McMusing: Our Unique Fingerprint
It is an overwhelming and impossible human need to place everything in a box.
Over 45 years ago, I had a child in my kindergarten classroom whose gender was unidentifiable at birth. The parents and doctors decided it would be best for the child to be female, though this required surgical interventions. I am amazed at how absolutely "uncurious" I was about this. She was simply a child who needed me to understand that she had some physical needs that required us to communicate discreetly when she needed to take one of her frequent restroom breaks.
My most prominent memory of her was her smile. I knew she was often suffering from UTI infections but her smile was contagious. Despite her physical complications, she was very active. This sometimes concerned me but her spirit was uncontainable. I was honored to be her teacher.
Though the situation of the Olympic boxer, Imane Khelif—who was without question a female at birth—was completely different than the child in my classroom, the information that began to be shared helped me to understand the kindergarten child’s situation better. The information has given me a better idea of the likely chromosome combination that resulted in my student’s gender being unidentifiable at birth.

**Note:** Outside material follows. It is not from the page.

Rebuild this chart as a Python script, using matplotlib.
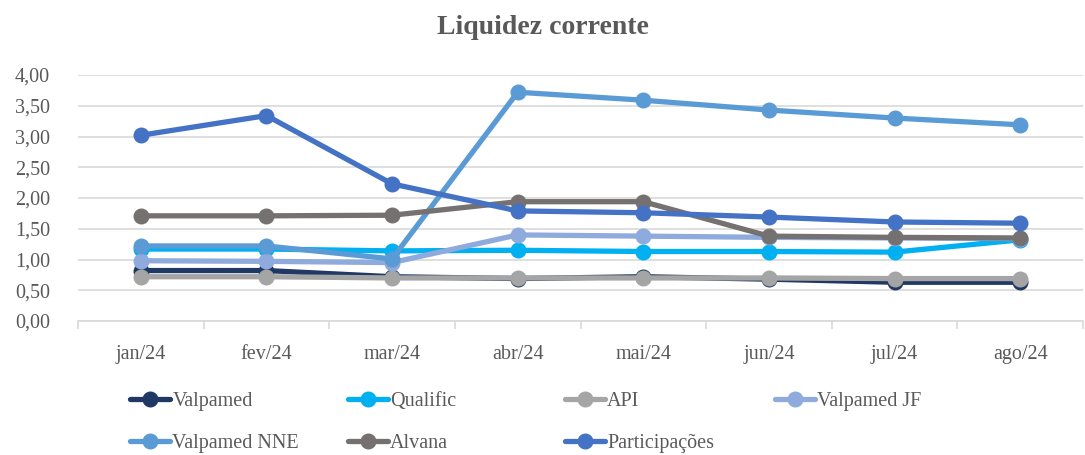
import matplotlib.pyplot as plt
import numpy as np

plt.rcParams['font.family'] = ['Liberation Serif', 'DejaVu Serif']

# Data
months = ['jan/24', 'fev/24', 'mar/24', 'abr/24', 'mai/24', 'jun/24', 'jul/24', 'ago/24']

valpamed = [0.82, 0.82, 0.72, 0.69, 0.72, 0.68, 0.63, 0.63]
qualific = [1.17, 1.17, 1.14, 1.15, 1.13, 1.13, 1.12, 1.32]
api = [0.72, 0.72, 0.70, 0.70, 0.70, 0.70, 0.69, 0.69]
valpamed_jf = [0.98, 0.97, 0.95, 1.40, 1.38, 1.36, 1.35, 1.34]
valpamed_nne = [1.22, 1.22, 1.01, 3.72, 3.59, 3.43, 3.30, 3.19]
alvana = [1.71, 1.71, 1.72, 1.94, 1.94, 1.38, 1.36, 1.35]
participacoes = [3.02, 3.34, 2.23, 1.79, 1.76, 1.69, 1.61, 1.59]

names = ['Valpamed', 'Qualific', 'API', 'Valpamed JF', 'Valpamed NNE', 'Alvana', 'Participações']
series = [valpamed, qualific, api, valpamed_jf, valpamed_nne, alvana, participacoes]
colors = ['#1F3864', '#00B0F0', '#A5A5A5', '#8FAADC', '#5B9BD5', '#767171', '#4472C4']

fig = plt.figure(figsize=(10.85, 4.55), dpi=100)
ax = fig.add_axes([78 / 1085, 1 - 321 / 455, (1083 - 78) / 1085, (321 - 75) / 455])

x = np.arange(len(months))
handles = {}
for name, vals, c in zip(names, series, colors):
    h, = ax.plot(x, vals, color=c, lw=3.8, marker='o', ms=10.5,
                 solid_capstyle='round', label=name)
    handles[name] = h

ax.set_xlim(-0.5, len(months) - 0.5)
ax.set_ylim(0, 4)
ax.set_yticks(np.arange(0, 4.01, 0.5))
ax.set_yticklabels([f'{v:.2f}'.replace('.', ',') for v in np.arange(0, 4.01, 0.5)])
ax.set_xticks(x)
ax.set_xticklabels(months)
# small category separators under the axis
ax.set_xticks(np.arange(-0.5, len(months), 1), minor=True)
ax.tick_params(axis='x', which='minor', length=6, width=1.2, color='#D9D9D9')
ax.yaxis.grid(True, color='#D9D9D9', lw=1.2)
ax.set_axisbelow(True)
for s in ['top', 'right', 'left']:
    ax.spines[s].set_visible(False)
ax.spines['bottom'].set_color('#D9D9D9')
ax.spines['bottom'].set_linewidth(1.2)
ax.tick_params(axis='both', which='major', length=0, labelsize=14.5, colors='#595959')
ax.tick_params(axis='y', pad=20)
ax.tick_params(axis='x', which='major', pad=17)

fig.text(0.5, 1 - 27 / 455, 'Liquidez corrente', ha='center', va='center',
         fontsize=20, fontweight='bold', color='#595959')

# legend laid out in four columns like the original
cols = [(130, ['Valpamed', 'Valpamed NNE']),
        (348, ['Qualific', 'Alvana']),
        (565, ['API', 'Participações']),
        (775, ['Valpamed JF'])]
for xp, labs in cols:
    fig.legend([handles[l] for l in labs], labs, loc='upper left',
               bbox_to_anchor=(xp / 1085, 1 - 392 / 455), frameon=False,
               fontsize=14.5, handlelength=2.0, handletextpad=0.1,
               labelspacing=1.15, borderaxespad=0, borderpad=0,
               labelcolor='#595959')

fig.savefig('out.png', dpi=100)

I often wonder where she is now. How is she doing? Does she agree with the choice her parents and doctors made? I will never know, but her story taught me that things are not always black and white. Did the necessity of choosing a gender cause more harm than good? Was it the surgery that caused her physical complications, not the fact that she was born as an intersex child?
"Once called “hermaphrodites” (a term now considered pejorative and outdated), intersex people are not rare, but they are widely misunderstood. Based on a medical theory popularized in the 1960s, doctors perform surgery on intersex children – often in infancy – with the stated aim of making it easier for them to grow up “normal.” The results are often catastrophic, the supposed benefits are largely unproven, and there are rarely urgent health considerations requiring immediate, irreversible intervention." (Link to full article —it is worth taking time to read!)
The overwhelming need for everyone to be normal is responsible for so much harm in our world. What happened this past week was completely out of control. Do we want to live in a world where that kind of scrutiny—and the uncontrolled spread of false information—is deemed acceptable?
When is a human difference seen as a positive or as a negative? It is this kind of evaluation that results in bullying. As an educator, the information about how genetics impacts our students can be useful. We most often work with symptoms without knowing root causes.
While researching the complexities of genetics, I was intrigued by the educational implications. (source)
Students with X & Y chromosome variations (also known as sex chromosome aneuploidies, or SCAs) often require extra support from schools throughout the course of their education. While SCAs affect approximately 1 in 500 live births, they have long been significantly underdiagnosed due to limited physical symptoms. In fact, less than 10% of individuals with an SCA are currently diagnosed during childhood. (source this would be valuable for educators to read!)
There are so many ways that humans vary from one another (see more on this)—and yet we keep trying to fit everyone in the same two boxes. We are constantly searching for neat, tidy boxes in a world that is anything but tidy. In the process, we harm those around us who are most vulnerable in their differences.
If every human fingerprint is distinct, then every human being is distinctly different from any other human being. When this truth is accepted as normal, then we can work together to ensure quality of life for everyone. Until then, we fear the differences when, without genetic testing, we have no idea what it would reveal.
I’m grateful you have chosen to write about this. Everything does not fit into a box. And it would serve us and others well if we paused and did some thinking before jumping to conclusions. How often we vilify others, more like us than different, who have been created in the image of God!
We judge from a distance situations we know very little about. We make assumptions that divide. And, unfortunately, we sometimes take it upon ourselves to judge the thoughts and motives of those who differ from us in some way.
We are all people. All imperfectly human. And all deeply loved by the God who made us.